** Start SUPPLIED DATA **

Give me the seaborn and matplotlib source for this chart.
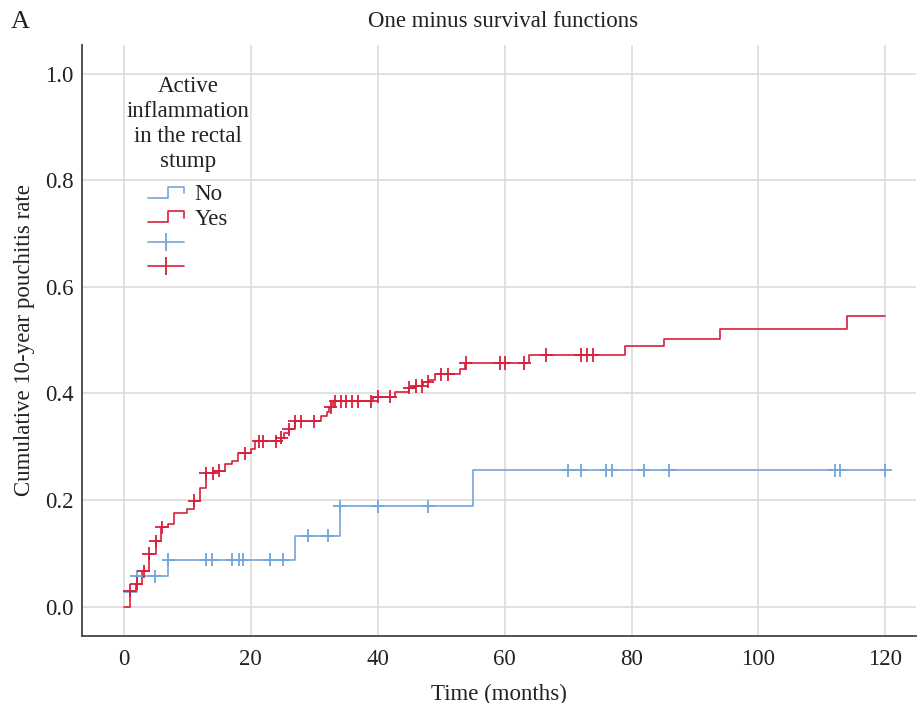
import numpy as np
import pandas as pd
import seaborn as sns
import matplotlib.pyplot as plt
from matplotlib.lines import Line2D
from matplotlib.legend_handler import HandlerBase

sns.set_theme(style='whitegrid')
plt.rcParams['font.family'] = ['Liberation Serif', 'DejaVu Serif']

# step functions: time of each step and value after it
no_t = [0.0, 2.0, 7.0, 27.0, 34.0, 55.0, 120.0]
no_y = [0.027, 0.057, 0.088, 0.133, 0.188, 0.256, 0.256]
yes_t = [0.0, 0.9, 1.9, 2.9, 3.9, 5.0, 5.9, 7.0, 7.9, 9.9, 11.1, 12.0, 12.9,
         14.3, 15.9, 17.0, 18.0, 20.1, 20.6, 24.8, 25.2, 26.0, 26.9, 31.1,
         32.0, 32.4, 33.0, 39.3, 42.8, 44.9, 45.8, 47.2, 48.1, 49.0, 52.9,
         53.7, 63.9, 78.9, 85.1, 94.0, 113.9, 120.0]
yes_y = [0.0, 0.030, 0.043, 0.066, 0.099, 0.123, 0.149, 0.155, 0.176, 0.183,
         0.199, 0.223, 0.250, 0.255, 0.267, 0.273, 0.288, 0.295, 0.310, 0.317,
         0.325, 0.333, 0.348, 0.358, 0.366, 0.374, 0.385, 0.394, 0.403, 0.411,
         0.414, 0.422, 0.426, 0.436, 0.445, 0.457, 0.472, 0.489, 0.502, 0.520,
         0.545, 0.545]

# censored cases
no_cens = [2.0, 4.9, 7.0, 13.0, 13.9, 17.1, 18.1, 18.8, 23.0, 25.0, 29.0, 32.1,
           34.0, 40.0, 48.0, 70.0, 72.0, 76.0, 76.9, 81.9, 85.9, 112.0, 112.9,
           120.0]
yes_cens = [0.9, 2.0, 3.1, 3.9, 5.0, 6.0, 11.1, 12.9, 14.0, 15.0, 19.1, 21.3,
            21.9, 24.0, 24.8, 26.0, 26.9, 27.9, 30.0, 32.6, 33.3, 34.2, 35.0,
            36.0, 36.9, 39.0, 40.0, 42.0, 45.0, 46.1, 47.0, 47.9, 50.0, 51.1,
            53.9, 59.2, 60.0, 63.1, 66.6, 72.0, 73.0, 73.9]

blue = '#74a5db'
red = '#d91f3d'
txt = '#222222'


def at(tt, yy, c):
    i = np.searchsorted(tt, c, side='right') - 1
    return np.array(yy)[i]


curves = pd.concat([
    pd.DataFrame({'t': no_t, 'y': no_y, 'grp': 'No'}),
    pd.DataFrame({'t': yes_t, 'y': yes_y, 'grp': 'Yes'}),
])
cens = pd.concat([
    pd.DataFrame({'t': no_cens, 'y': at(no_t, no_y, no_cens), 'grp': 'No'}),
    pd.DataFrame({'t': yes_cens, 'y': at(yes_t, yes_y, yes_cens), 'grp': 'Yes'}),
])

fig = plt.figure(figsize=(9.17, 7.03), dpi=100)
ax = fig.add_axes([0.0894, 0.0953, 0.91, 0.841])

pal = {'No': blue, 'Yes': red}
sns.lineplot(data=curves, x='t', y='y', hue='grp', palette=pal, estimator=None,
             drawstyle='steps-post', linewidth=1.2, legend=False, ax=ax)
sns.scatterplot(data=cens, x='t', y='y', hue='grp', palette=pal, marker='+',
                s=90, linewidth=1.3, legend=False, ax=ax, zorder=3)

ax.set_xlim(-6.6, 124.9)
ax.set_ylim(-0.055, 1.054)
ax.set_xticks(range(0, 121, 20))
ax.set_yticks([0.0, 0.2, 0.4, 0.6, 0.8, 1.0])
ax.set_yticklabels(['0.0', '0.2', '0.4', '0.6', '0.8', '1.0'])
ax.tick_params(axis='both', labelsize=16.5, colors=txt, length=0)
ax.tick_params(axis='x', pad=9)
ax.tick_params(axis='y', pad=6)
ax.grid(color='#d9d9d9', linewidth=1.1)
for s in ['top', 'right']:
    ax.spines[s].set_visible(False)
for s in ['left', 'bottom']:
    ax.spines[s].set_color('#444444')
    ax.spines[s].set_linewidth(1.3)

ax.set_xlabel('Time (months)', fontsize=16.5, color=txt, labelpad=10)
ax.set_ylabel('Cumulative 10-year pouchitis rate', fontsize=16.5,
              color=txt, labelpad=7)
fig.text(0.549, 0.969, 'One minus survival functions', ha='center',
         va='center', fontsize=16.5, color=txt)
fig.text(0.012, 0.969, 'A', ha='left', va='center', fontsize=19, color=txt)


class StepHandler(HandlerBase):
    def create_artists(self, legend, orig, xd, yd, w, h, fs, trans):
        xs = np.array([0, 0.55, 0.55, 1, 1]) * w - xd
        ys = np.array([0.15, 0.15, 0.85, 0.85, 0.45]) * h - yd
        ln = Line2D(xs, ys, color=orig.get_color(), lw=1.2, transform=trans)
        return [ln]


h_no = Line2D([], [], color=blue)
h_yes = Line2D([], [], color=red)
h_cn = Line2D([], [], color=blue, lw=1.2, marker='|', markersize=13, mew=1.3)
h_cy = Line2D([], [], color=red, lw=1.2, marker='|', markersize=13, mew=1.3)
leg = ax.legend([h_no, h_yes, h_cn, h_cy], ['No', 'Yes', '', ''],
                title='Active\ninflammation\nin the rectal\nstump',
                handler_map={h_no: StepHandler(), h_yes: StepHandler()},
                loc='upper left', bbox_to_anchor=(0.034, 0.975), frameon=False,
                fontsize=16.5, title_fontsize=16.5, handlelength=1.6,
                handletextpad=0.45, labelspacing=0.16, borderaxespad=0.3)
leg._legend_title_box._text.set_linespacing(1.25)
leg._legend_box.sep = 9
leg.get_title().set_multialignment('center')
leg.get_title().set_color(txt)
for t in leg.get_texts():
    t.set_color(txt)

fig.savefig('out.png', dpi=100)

** End SUPPLIED DATA **

* _WHAT THE TASK ASKS_:
Without the pictures, return the listing above from its first line through the line that has "0.545, 0.545]".

* _SOLVED PROBLEM_:
Give me the seaborn and matplotlib source for this chart.
import numpy as np
import pandas as pd
import seaborn as sns
import matplotlib.pyplot as plt
from matplotlib.lines import Line2D
from matplotlib.legend_handler import HandlerBase

sns.set_theme(style='whitegrid')
plt.rcParams['font.family'] = ['Liberation Serif', 'DejaVu Serif']

# step functions: time of each step and value after it
no_t = [0.0, 2.0, 7.0, 27.0, 34.0, 55.0, 120.0]
no_y = [0.027, 0.057, 0.088, 0.133, 0.188, 0.256, 0.256]
yes_t = [0.0, 0.9, 1.9, 2.9, 3.9, 5.0, 5.9, 7.0, 7.9, 9.9, 11.1, 12.0, 12.9,
         14.3, 15.9, 17.0, 18.0, 20.1, 20.6, 24.8, 25.2, 26.0, 26.9, 31.1,
         32.0, 32.4, 33.0, 39.3, 42.8, 44.9, 45.8, 47.2, 48.1, 49.0, 52.9,
         53.7, 63.9, 78.9, 85.1, 94.0, 113.9, 120.0]
yes_y = [0.0, 0.030, 0.043, 0.066, 0.099, 0.123, 0.149, 0.155, 0.176, 0.183,
         0.199, 0.223, 0.250, 0.255, 0.267, 0.273, 0.288, 0.295, 0.310, 0.317,
         0.325, 0.333, 0.348, 0.358, 0.366, 0.374, 0.385, 0.394, 0.403, 0.411,
         0.414, 0.422, 0.426, 0.436, 0.445, 0.457, 0.472, 0.489, 0.502, 0.520,
         0.545, 0.545]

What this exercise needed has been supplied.